Wieviele Il-76 beschädigt oder zerstört worden sind und ob auch ein Tu-22-Bomber in Mitleidenschaft gezogen wurde, muss sich allerdings erst noch zeigen: Wolken verhindern, dass das ganze Ausmass der Zerstörung von Satelliten erspäht werden kann.

Verstärkungen könnte Moskau wohl im Süden der Ukraine brauchen: Dort ist die Front in Bewegung. Die wichtigsten Neuigkeiten kommen vom Frontabschnitt, der in Orichiw seinen Lauf nahm. Zuletzt konnte dort Robotyne befreit werden.

Ukraine erreicht die Surowikin-Linie

Anschliessend dehnen die ukrainische Streitkräfte wie im letzten Lagebild Ukraine angekündigt die Front einerseits nach Osten Richtung Werbowe aus und umgehen andererseits Nowoprokopiwka östlich der Siendlung und stossen bis zur Hauptverteidigungslinie der Russen vor.

Dieser nach ihrem Erdenker Surowikin-Linie benannte Komplex besteht aus Drachenzähnen gegen Panzer sowie Schützengräben und Minenfeldern.
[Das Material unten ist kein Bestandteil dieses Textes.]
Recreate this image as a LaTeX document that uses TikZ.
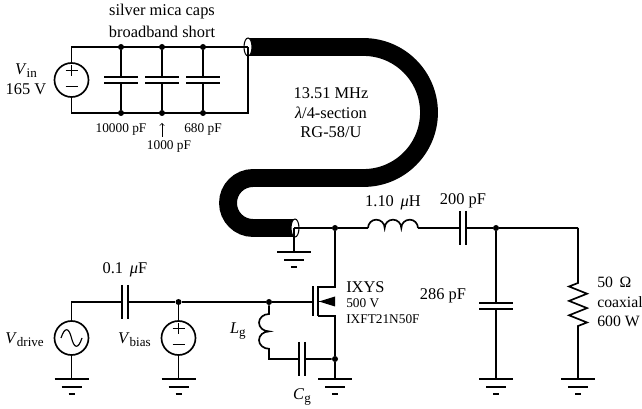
\documentclass[tikz,border=0pt]{standalone}
\usepackage{fontspec}
\setmainfont{Liberation Serif}
\usetikzlibrary{calc}
\tikzset{
  x=0.75pt,y=-0.75pt,
  wire/.style={line width=1.25pt},
  dotn/.style={circle,fill=black,inner sep=0pt,minimum size=4.5pt},
  src/.style={circle,draw,line width=1.25pt,minimum size=25.5pt,inner sep=0pt},
  lab/.style={inner sep=0pt,align=center,font=\fontsize{12.3}{14.7}\selectfont},
  rlab/.style={inner sep=0pt,anchor=west,font=\fontsize{11.8}{14}\selectfont},
  slab/.style={inner sep=0pt,align=center,font=\fontsize{10}{12}\selectfont},
  pt/.style={inner sep=0pt,minimum size=0pt},
  capw/.style={line width=1.35pt},
  coax/.style={line width=13.4pt,line cap=butt}
}
\newcommand{\sbs}[1]{\raisebox{-0.4ex}{\fontsize{9.8}{10}\selectfont #1}}
\newcommand{\gnd}[1]{%
  \draw[wire] ($(#1)+(-17,0)$) -- ($(#1)+(17,0)$);
  \draw[wire] ($(#1)+(-10,8)$) -- ($(#1)+(10,8)$);
  \draw[wire] ($(#1)+(-3,15)$) -- ($(#1)+(3,15)$);}
\newcommand{\capv}[1]{%
  \draw[capw] ($(#1)+(-17,-3)$) -- ($(#1)+(17,-3)$);
  \draw[capw] ($(#1)+(-17,3)$) -- ($(#1)+(17,3)$);}
\newcommand{\caph}[1]{%
  \draw[capw] ($(#1)+(-3,-17)$) -- ($(#1)+(-3,17)$);
  \draw[capw] ($(#1)+(3,-17)$) -- ($(#1)+(3,17)$);}
\newcommand{\plusminus}[1]{%
  \draw[line width=0.8pt] ($(#1)+(-6,-9.5)$) -- ($(#1)+(6,-9.5)$);
  \draw[line width=0.8pt] ($(#1)+(0,-15)$) -- ($(#1)+(0,-4)$);
  \draw[line width=0.8pt] ($(#1)+(-6,6.5)$) -- ($(#1)+(6,6.5)$);}
\begin{document}
\begin{tikzpicture}
\useasboundingbox (0,0) rectangle (642,409);
% coax
\draw[coax] (248,47) -- (363.5,47) arc[start angle=-90,end angle=90,radius=65.5] -- (253,178) arc[start angle=-90,end angle=-270,radius=25] -- (294,228);
% input section
\node[src] (vin) at (71.5,80) {};
\plusminus{vin}
\node[pt] (tl) at (71.5,47) {};
\node[pt] (bl) at (71.5,113) {};
\node[dotn] (t1) at (121,47) {};
\node[dotn] (t2) at (162,47) {};
\node[dotn] (t3) at (203,47) {};
\node[dotn] (b1) at (121,113) {};
\node[dotn] (b2) at (162,113) {};
\node[dotn] (b3) at (203,113) {};
\node[pt] (br) at (248,113) {};
\node[pt] (tr) at (248,47) {};
\draw[line width=0.8pt,fill=white] (248,47) ellipse[x radius=4,y radius=9];
\draw[wire] (vin) -- (tl.center) -- (tr.center);
\draw[wire] (vin) -- (bl.center) -- (br.center) -- (tr.center);
\draw[wire] (t1) -- (b1); \draw[wire] (t2) -- (b2); \draw[wire] (t3) -- (b3);
\foreach \X in {121,162,203}{\fill[white] (\X-17,77) rectangle (\X+17,83); \capv{\X,80}}
\node[lab] (n1) at (162,12) {silver mica caps};
\node[lab] (n2) at (162,32) {broadband short};
\node[lab] (n3) at (26,79) {\textit{V}\sbs{in}\\165 V};
\node[slab] (n4) at (121,129) {10000 pF};
\node[slab] (n5) at (169,146) {1000 pF};
\node[slab] (n6) at (203,129) {680 pF};
\node[pt] (ah) at (162,123) {};
\node[pt] (at) at (162,137) {};
\draw[line width=0.5pt,->,>=to] (at.center) -- (ah.center);
\node[lab] (n7) at (331,113) {13.51 MHz\\\textit{λ}/4-section\\RG-58/U};
% output
\draw[line width=0.8pt,fill=white] (295,228) ellipse[x radius=4,y radius=9];
\node[pt] (cg) at (294,228) {};
\node[pt] (g1) at (294,252) {};
\draw[wire] (cg.center) -- (g1.center);
\gnd{g1}
\node[dotn] (d) at (335,228) {};
\node[pt] (ls) at (368,228) {};
\node[pt] (le) at (418,228) {};
\node[pt] (ca) at (463,228) {};
\node[dotn] (o) at (496,228) {};
\node[pt] (rt) at (578,228) {};
\draw[wire] (cg.center) -- (d) -- (ls.center);
\draw[wire] (ls.center) arc[start angle=-180,end angle=0,radius=8.33] arc[start angle=-180,end angle=0,radius=8.33] arc[start angle=-180,end angle=0,radius=8.33];
\draw[wire] (le.center) -- (o) -- (rt.center);
\fill[white] (460,215) rectangle (466,240);
\caph{463,228}
\node[lab] (n8) at (393,203) {1.10 \,\textit{μ}H};
\node[lab] (n9) at (463,201) {200 pF};
\node[pt] (g2) at (496,379) {};
\draw[wire] (o) -- (g2.center);
\fill[white] (479,303) rectangle (513,309);
\capv{496,306}
\gnd{g2}
\node[lab] (n10) at (443,296) {286 pF};
\node[pt] (g3) at (578,379) {};
\draw[wire] (rt.center) -- (578,283) -- ++(-9,3.5) -- ++(18,7.2) -- ++(-18,7.2) -- ++(18,7.2) -- ++(-18,7.2) -- ++(18,7.2) -- ++(-9,3.5) -- (g3.center);
\gnd{g3}
\node[rlab] (n11) at (597,282) {50 \,Ω};
\node[rlab] (n12) at (597,302) {coaxial};
\node[rlab] (n13) at (597,321) {600 W};
% gate section
\node[pt] (dr1) at (335,287) {};
\node[pt] (dr2) at (335,316) {};
\node[dotn] (sb) at (335,359) {};
\node[pt] (g4) at (335,379) {};
\draw[wire] (d) -- (dr1.center) -- (318,287);
\draw[wire] (318,316) -- (dr2.center) -- (sb);
\draw[wire] (sb) -- (g4.center);
\gnd{g4}
\draw[line width=1.3pt] (318,286.5) -- (318,316.5);
\draw[line width=1.3pt] (313,286.5) -- (313,316.5);
\draw[wire] (318,301.5) -- (335,301.5);
\fill (319,301.5) -- (335,296.5) -- (335,306.5) -- cycle;
\node[src] (vd) at (71.5,338) {};
\draw[line width=0.85pt] (61,338) .. controls (65,326) and (69,328) .. (71.5,338) .. controls (74,348) and (78,350) .. (82,338);
\node[src] (vb) at (178.5,338) {};
\plusminus{vb}
\node[pt] (w) at (71.5,302) {};
\node[dotn] (j1) at (178.5,302) {};
\node[dotn] (j2) at (269,302) {};
\draw[wire] (vd) -- (w.center) -- (j1) -- (j2) -- (313,302);
\draw[wire] (j1) -- (vb);
\fill[white] (122,290) rectangle (128,314);
\caph{125,302}
\node[pt] (g5) at (71.5,379) {};
\node[pt] (g6) at (178.5,379) {};
\draw[wire] (vd) -- (g5.center); \draw[wire] (vb) -- (g6.center);
\gnd{g5} \gnd{g6}
\node[lab] (n14) at (125,270) {0.1 \,\textit{μ}F};
\node[lab,anchor=east] (n15) at (44,340) {\textit{V}\sbs{drive}};
\node[lab,anchor=east] (n16) at (151,340) {\textit{V}\sbs{bias}};
% Lg Cg
\draw[wire] (j2) -- (269,314) arc[start angle=-90,end angle=-270,x radius=10,y radius=8.7] arc[start angle=-90,end angle=-270,x radius=10,y radius=8.7] -- (269,359) -- (sb);
\fill[white] (299,350) rectangle (305,368);
\caph{302,359}
\node[lab,anchor=east] (n17) at (246,331) {\textit{L}\sbs{g}};
\node[lab] (n18) at (302,397) {\textit{C}\sbs{g}};
\node[lab,anchor=west] (n19) at (346,287) {IXYS};
\node[slab,anchor=west] (n20) at (346,303) {500 V};
\node[slab,anchor=west] (n21) at (346,319) {IXFT21N50F};
\end{tikzpicture}
\end{document}
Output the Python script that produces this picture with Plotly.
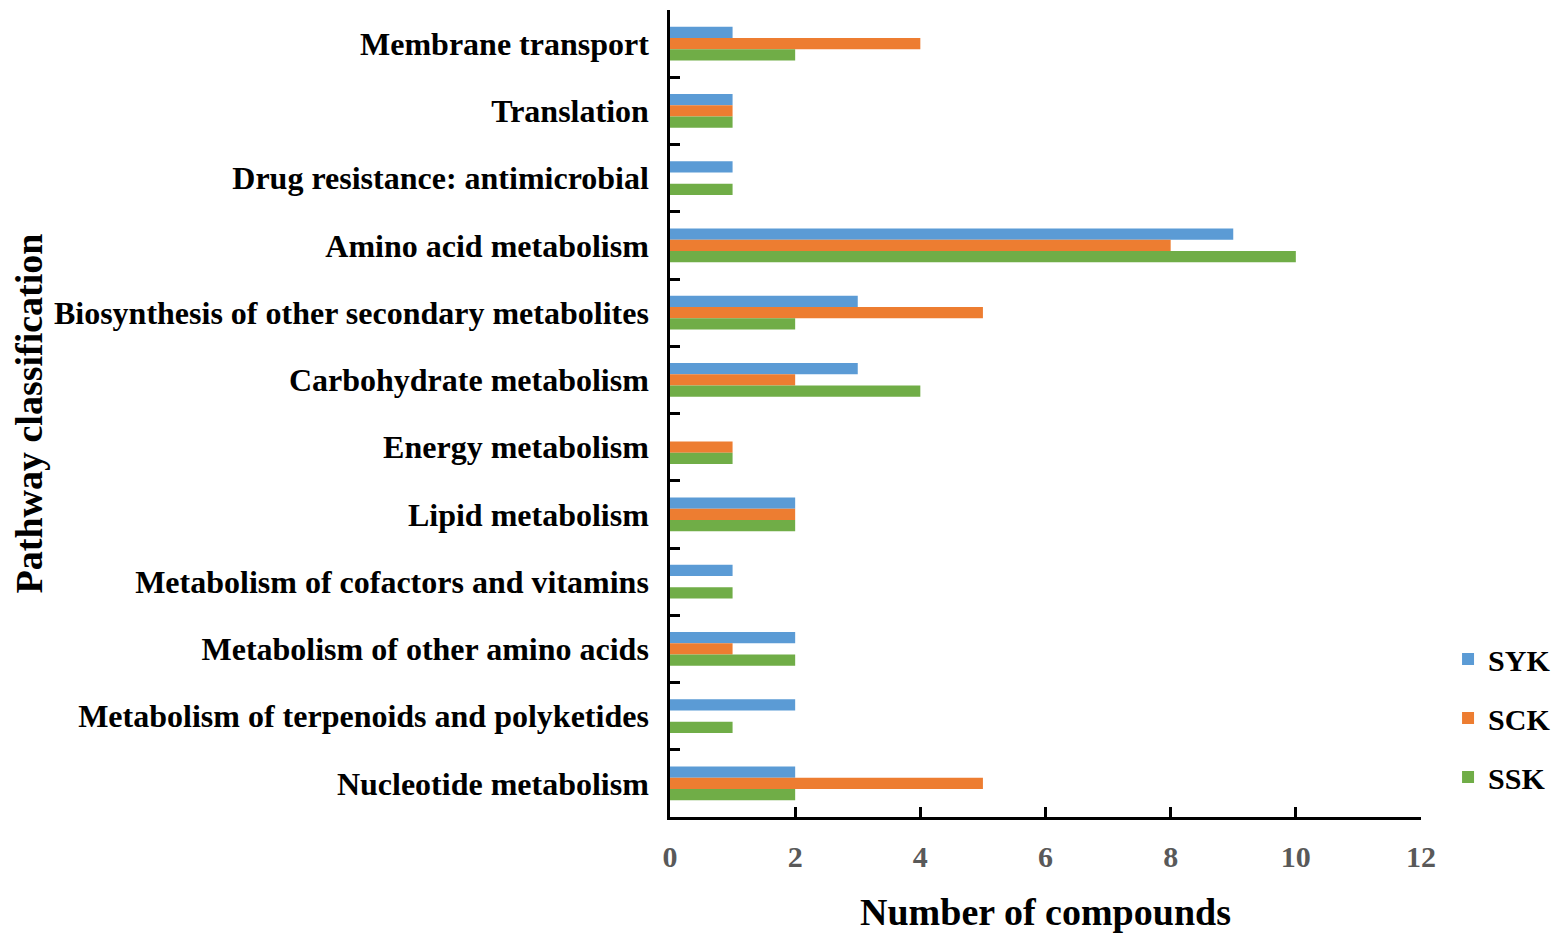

Bei Werbowe ist diese Linie nun offenbar zum Teil eingenommen worden, während die russische Seite mit Gegenangriffen antwortet. Die Gefechte in diesem Frontabschnitt sollen sehr schwer sein.

Und auch wenn Kiews Kräfte bei Werbowe stetig vorankommen sollen und die Verteidigungslinien von der Seite und von hinten korrumpiert werden können, wird sich die ukrainische Armee davor hüten, zu weit vorzupreschen: Erst muss der Gegner an den Flanken zurückgedrängt werden, um das Erreichte abzusichern.

Dieses Bild von Telegram zeigt angeblich, wie ukrainische Soldaten beschädigte russische Stellungen in Robotyne für ihre Zwecke umbauen.
Dieses Bild von Telegram zeigt angeblich, wie ukrainische Soldaten beschädigte russische Stellungen in Robotyne für ihre Zwecke umbauen.
Telegram

Die Verbreiterung der Front war auch nach der Eroberung von Urozhaine ein Thema. Dort haben die ukrainische Streitkräfte sich vorgearbeitet, so dass die Russen eine Linie von Prjutne im Westen über Sawitne Baschannja am Fluss Mokri Jally bis nach Kermenchyk im Osten erstreckt. Kiew konzentriert hier Truppen, die Russen halten sie sich mit ihrer Luftwaffe bisher noch vom Hals.

Südwestlich dieses Schauplatzes am Dnjepr ergab sich zuletzt der Eindruck, einer der zwei ukrainischen Brückenköpfe am linken, östlichen Dnjepr-Ufer sei aufgelöst, doch dieser Eindruck täuscht.

Das legen Bilder nahe, die zeigen sollen, wie ein thermobarischer Raketenwerfer vom Typ TOS-1A bei Kosatschi Laheri ukrainische Truppen unter Feuer nimmt. Moskau behauptet sogar, die Gegenseite wolle seine Soldaten dort weiter verstärken.

Die russische Armee steht nicht nur in der Südukraine unter Druck, sondern auch südlich von Bachmut. Sie kämpft sich in Klischtschijwka langsam, aber stetig durchs Dorf. Andriivka, das nur 2,3 Kilometer südlich liegt, soll inzwischen von drei Seiten umschlossen sein, nachdem Kiews Truppe die Bahnlinie erreicht hat, die östlich der Siedlung vorbeizieht.

Die aktueelle Lage im Süden von Bachmut laut Military Lab.
Die aktueelle Lage im Süden von Bachmut laut Military Lab.
YouTube/Military Lab

Bilder und Videos in den sozialen Netzwerken zeigen, dass auch hier heftig gekämpft wird. Major Makysm Zhorin, der stellvertretenden Kommandeur der 3rd Assault Brigade, die aus Veteranen des Asow-Regiments besteht, ist angeblich mit der Versorgung der Truppe zufrieden. Der Gegner verfüge nur über schlichte Mittel, was Waffen und Schutzausrüstung angehe.

Die Kämpfer nutzen bei ihren Angriffen ihre Vorteile in der Nacht aus, weil sie mehr und bessere Nachtsichtgeräte haben. Die Gegenseite antworte bei Nacht mit Artilleriefeuer, während am Tag Kamikaze-Drohnen die grösste Gefahr für die Ukrainer sind.